__Task__: Reproduce nothing but the lines from the start of the material through the line that includes "ticks_menores = [150, 450, 750, 1050]", both ends included, and omit every picture.

__Supplied data__:
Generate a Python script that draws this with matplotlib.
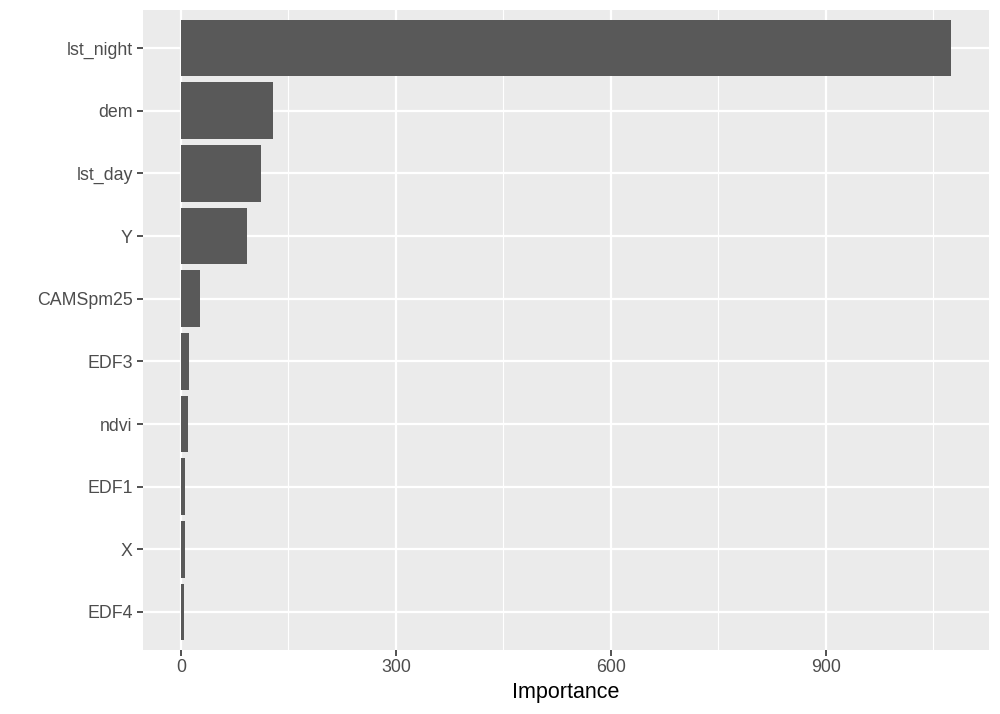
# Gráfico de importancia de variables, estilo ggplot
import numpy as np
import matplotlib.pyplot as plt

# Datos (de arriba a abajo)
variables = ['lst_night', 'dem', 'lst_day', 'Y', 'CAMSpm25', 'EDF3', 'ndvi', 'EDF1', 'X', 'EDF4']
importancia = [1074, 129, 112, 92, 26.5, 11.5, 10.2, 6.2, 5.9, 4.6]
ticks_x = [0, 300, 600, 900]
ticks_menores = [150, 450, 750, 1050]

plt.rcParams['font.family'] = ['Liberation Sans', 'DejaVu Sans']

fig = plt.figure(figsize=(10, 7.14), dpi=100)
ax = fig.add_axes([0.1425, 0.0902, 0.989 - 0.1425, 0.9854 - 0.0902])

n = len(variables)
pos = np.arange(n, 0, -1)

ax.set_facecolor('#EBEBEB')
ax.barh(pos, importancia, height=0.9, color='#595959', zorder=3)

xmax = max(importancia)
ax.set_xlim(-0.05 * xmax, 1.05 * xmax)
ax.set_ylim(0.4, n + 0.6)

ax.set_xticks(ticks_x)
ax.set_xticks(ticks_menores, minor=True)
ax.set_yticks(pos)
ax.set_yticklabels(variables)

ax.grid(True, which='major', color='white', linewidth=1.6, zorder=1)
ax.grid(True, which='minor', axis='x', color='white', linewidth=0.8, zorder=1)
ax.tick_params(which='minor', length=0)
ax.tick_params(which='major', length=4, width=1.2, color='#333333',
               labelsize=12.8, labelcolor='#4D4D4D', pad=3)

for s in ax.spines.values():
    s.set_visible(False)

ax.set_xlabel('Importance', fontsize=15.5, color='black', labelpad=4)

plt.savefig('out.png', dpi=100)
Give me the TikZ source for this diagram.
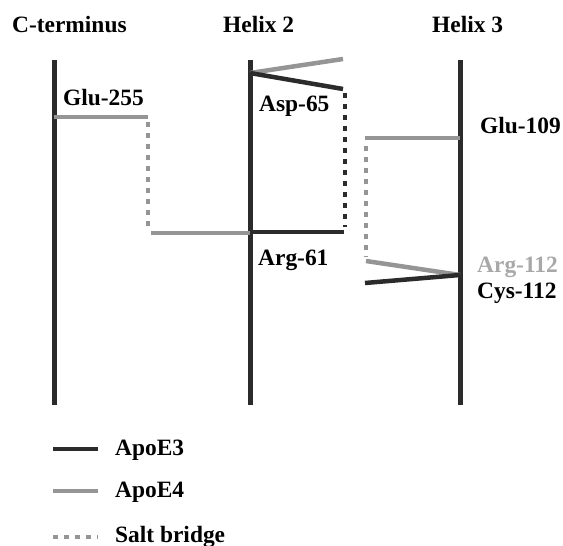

__Solution__:
Generate a Python script that draws this with matplotlib.
# Gráfico de importancia de variables, estilo ggplot
import numpy as np
import matplotlib.pyplot as plt

# Datos (de arriba a abajo)
variables = ['lst_night', 'dem', 'lst_day', 'Y', 'CAMSpm25', 'EDF3', 'ndvi', 'EDF1', 'X', 'EDF4']
importancia = [1074, 129, 112, 92, 26.5, 11.5, 10.2, 6.2, 5.9, 4.6]
ticks_x = [0, 300, 600, 900]
ticks_menores = [150, 450, 750, 1050]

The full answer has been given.